Aramark had approximately 4,300 staffers on the course during the week manning the Trophy Club and 45 concession stands around Oakmont. There were 2,900 pieces of equipment on site including point of sale machines, refrigeration, cooking, storage and more that Aramark uses through partnerships with rental companies both locally and nationally. Staffers came from as far west as California and far south as Florida for the event.
“We work pretty closely with the USGA understanding where the traffic patterns are on course to make sure that at certain positions where there’s going to be a stopping point or a grandstand, we want to make sure that we can satisfy the guests there,” Fitzgibbon said. “The level of service that we want to provide, it’s right up there with any event.”

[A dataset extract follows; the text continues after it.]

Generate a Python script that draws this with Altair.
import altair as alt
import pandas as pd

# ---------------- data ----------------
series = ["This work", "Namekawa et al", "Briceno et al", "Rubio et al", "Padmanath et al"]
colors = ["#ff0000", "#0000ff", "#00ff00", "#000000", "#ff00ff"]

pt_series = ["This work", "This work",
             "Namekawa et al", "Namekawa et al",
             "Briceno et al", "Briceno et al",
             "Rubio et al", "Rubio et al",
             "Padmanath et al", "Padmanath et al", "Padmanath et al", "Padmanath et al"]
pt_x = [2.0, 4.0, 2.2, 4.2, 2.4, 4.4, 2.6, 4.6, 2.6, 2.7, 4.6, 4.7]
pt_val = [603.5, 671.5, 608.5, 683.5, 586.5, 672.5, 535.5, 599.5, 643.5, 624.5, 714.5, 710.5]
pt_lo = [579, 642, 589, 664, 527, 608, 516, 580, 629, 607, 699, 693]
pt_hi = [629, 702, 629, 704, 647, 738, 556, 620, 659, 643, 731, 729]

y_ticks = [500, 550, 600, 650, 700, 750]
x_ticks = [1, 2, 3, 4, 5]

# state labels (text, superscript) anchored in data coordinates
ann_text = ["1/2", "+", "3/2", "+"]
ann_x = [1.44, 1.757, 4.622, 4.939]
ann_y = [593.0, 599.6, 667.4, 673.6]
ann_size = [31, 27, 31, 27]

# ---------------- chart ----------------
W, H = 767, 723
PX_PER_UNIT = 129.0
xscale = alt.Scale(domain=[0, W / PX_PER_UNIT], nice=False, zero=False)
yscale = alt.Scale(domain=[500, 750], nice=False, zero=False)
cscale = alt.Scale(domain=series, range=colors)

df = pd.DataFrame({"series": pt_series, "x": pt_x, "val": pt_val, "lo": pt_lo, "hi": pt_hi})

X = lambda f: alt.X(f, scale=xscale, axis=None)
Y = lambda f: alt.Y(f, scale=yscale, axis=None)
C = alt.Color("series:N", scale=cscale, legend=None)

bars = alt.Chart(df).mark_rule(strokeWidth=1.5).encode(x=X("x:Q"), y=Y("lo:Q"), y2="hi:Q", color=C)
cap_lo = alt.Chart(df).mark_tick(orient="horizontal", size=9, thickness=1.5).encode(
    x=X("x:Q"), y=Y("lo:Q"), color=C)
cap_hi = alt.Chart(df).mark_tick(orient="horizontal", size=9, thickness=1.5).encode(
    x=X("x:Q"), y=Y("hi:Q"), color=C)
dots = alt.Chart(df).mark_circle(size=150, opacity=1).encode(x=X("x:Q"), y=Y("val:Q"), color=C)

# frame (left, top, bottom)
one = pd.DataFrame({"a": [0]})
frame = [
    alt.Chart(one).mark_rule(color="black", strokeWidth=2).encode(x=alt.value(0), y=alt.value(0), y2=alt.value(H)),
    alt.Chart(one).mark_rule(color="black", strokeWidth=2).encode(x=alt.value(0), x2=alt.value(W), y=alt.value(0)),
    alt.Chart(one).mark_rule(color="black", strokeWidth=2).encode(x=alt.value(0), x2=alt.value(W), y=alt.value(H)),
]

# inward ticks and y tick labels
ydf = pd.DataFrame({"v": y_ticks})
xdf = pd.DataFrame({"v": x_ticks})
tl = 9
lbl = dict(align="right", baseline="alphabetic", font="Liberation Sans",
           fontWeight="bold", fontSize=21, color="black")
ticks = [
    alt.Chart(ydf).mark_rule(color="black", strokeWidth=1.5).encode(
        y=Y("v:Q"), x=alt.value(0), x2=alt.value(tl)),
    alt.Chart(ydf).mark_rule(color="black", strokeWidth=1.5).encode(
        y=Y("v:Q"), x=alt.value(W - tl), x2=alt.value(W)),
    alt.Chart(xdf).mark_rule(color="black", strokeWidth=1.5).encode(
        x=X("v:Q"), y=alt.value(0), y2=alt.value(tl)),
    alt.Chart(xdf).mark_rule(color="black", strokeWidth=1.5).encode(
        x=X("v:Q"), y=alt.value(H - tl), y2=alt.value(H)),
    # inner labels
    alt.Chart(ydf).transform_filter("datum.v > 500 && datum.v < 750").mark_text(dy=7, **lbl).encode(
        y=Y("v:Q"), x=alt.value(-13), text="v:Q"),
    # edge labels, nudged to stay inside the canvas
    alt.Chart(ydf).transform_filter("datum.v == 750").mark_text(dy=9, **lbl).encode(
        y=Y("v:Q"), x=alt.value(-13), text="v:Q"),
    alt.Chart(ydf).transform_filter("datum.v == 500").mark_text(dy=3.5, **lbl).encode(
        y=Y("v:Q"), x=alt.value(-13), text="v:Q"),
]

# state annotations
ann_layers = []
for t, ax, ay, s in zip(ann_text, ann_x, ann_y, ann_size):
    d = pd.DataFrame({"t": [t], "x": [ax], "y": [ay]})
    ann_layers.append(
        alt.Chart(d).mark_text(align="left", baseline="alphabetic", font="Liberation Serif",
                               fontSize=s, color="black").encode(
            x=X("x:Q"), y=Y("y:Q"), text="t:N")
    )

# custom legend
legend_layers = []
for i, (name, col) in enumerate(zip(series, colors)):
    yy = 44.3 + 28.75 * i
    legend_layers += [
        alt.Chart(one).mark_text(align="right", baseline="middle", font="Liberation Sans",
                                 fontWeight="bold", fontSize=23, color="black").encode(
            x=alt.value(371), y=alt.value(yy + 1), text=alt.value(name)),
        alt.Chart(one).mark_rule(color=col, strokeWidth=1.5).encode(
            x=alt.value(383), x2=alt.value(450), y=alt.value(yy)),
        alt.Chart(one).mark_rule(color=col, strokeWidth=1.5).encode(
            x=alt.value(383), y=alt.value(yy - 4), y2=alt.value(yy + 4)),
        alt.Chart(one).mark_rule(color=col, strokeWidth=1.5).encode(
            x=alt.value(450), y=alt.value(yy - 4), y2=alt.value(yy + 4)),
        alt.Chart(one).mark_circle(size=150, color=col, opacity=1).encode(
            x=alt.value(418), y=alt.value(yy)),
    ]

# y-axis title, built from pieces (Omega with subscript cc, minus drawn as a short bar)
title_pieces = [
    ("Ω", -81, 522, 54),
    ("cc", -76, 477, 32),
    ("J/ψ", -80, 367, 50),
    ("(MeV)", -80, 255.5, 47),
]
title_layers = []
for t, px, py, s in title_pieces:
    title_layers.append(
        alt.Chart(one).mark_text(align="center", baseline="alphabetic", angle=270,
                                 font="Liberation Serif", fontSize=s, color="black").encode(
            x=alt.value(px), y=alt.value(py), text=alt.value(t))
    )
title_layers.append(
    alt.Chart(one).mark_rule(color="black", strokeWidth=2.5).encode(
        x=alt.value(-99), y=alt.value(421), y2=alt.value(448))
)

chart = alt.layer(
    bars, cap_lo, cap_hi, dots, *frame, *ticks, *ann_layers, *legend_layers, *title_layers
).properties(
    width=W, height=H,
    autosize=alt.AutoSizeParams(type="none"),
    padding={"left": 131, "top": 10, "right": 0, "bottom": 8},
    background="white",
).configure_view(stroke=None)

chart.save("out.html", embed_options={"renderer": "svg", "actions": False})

Because each round started so early, concession stands started the day serving breakfast items including orange juice, bananas, coffee and a breakfast sandwich until 10 a.m. with either egg and cheese on an English muffin or sausage, egg and cheese. Midday and afternoon favorites included a cheeseburger, Italian sausage, all beef hot dog, asiago turkey sandwich, southwest veggie wrap and Caesar salad. Snacks ranged from chips, cookies and candy to Uncrustables, Kind bars, a Bavarian pretzel and Planters nuts.
“We want to make sure that throughout the course, we give a vast array of offerings and that’s not only just food, but its beverages as well,” Fitzgibbon said. “The way that we like to approach it is when we come into a community, we want to make sure that we sprinkle in some of the local, along with some of the fan favorites. A hot dog’s a hot dog, and that’s still one of the most sought after items. How do we elevate that hot dog and how do we implement local fare as well?”
On Thursday’s first round, with Oakmont’s trees all but eliminated over the past decade, shade was a rare commodity and hydration was the highest priority. Water was a big seller during the first round while as the tournament’s conditions changed, food and beverage patterns would change as well. Fitzgibbon said Aramark was tracking the traffic and sales patterns around the course through an analytics dashboard that also considered tee times and marquee groups as they moved around the course.
Through all the logistics, however, there is one mantra: keep the hot food hot and keep the cold food cold.
“This course specifically is unique in just the way that it’s laid out with the highway going through separately east to west,” he said. “So there’s logistical challenges that we try to make sure that we can accommodate for as well.”

Throughout each day, one of the more boutique offerings was the ‘Lemon Wedge,’ a cocktail mix of lemonade, club soda and Dewar’s which returned for its fourth year in a can or made by a bartender at certain locations.
“It’s absolutely amazing how much that this specific drink is taken off,” Fitzgibbon said. “It sounds so simple, but, I mean, you can’t go wrong with liquor and lemonade on a golf course.”
And even before the Open finished Sunday, the planning was underway for next year and Shinnecock Hills Golf Club in Southampton, New York, which is the oldest incorporated golf club in the U.S. and was one of the five founding member clubs of the USGA.
“It really doesn’t stop,” Fitzgibbon said. “We’re taking notes as we go to make every event that much better.”